I find the chapter curious and am not confident in proposing an interpretation. But here roughly is how I think the chapter should be understood. The first two paragraphs, on falsehood in pragmata and in logoi, are discussing falsehood in what we say (or in what we think or believe, as expressed in what we would say), whereas the last paragraph discusses 'false' as applied to a person.

The first two paragraphs discuss first pragmata and then logoi, because Aristotle is presuming, in the manner of the Categories, that to say or believe something is to apply a predicate (and a corresponding concept) to a thing. Assertion and believing is not the application of a grammatical predicate to a grammatical subject; or a thing (a universal) to a thing (a substance); or a concept to a concept. Rather, assertion and thinking is, as it were, a hybrid act that bridges thought to things.

On this presumption, it is an interesting consequence that there are two distinct ways in which falsehood may enter into an assertion or thought--the distinctness of these being flagged in the distinction of senses of 'false'. Either the thing we are talking or thinking about does not exist, or we say the wrong thing about it. In English we call the first sort of error a 'false presupposition' or 'false subject'. Aristotle calls it a false pragma.
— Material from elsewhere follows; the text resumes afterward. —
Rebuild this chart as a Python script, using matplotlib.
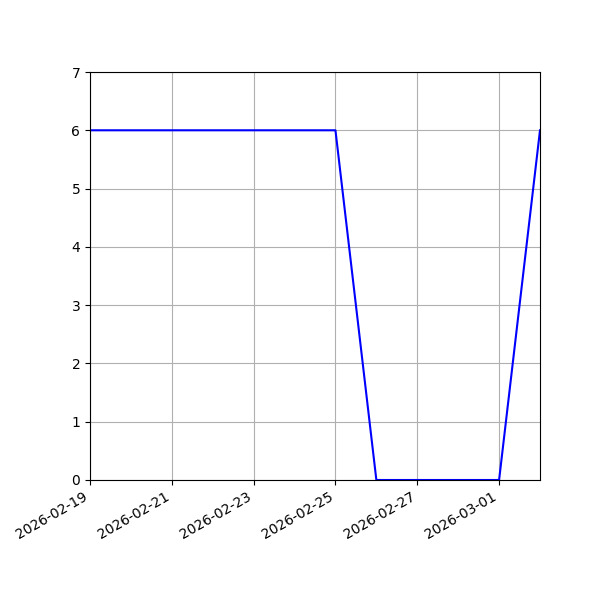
import matplotlib
matplotlib.use('Agg')
import matplotlib.pyplot as plt
import matplotlib.dates as mdates
import pandas as pd

# Datos diarios
fechas = pd.date_range('2026-02-19', '2026-03-02', freq='D')
valores = [6, 6, 6, 6, 6, 6, 6, 0, 0, 0, 0, 6]

fig, ax = plt.subplots(figsize=(6, 6), dpi=100)
ax.plot(fechas, valores, color='blue')
ax.set_xlim(fechas[0], fechas[-1])
ax.set_ylim(0, 7)
ax.set_xticks(fechas[::2])
ax.xaxis.set_major_formatter(mdates.DateFormatter('%Y-%m-%d'))
ax.grid(True)
fig.autofmt_xdate()
fig.subplots_adjust(left=0.15, bottom=0.2)
fig.savefig('out.png')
I take it that it would follow that Aristotle implicitly has a position on whether "The present king of France is bald" is false. It would follow, I think, from Met. V.29 that one needs to distinguish between falsehood in the subject and falsehood in the predication. "The present king of France is bald" fails because of a false presupposition, and this is distinct from falsehood in the statement (which we typically take to be falsehood in the predication). In such a statement, the logos is not false; rather, the pragma is false.

I don't see, however, that Aristotle in V.29 is concerned with how we manage to say or think something about things that, after all, do not exist; and, similarly, I don't think he proposes a doctrine of 'states of affairs' or takes any position on this implicitly.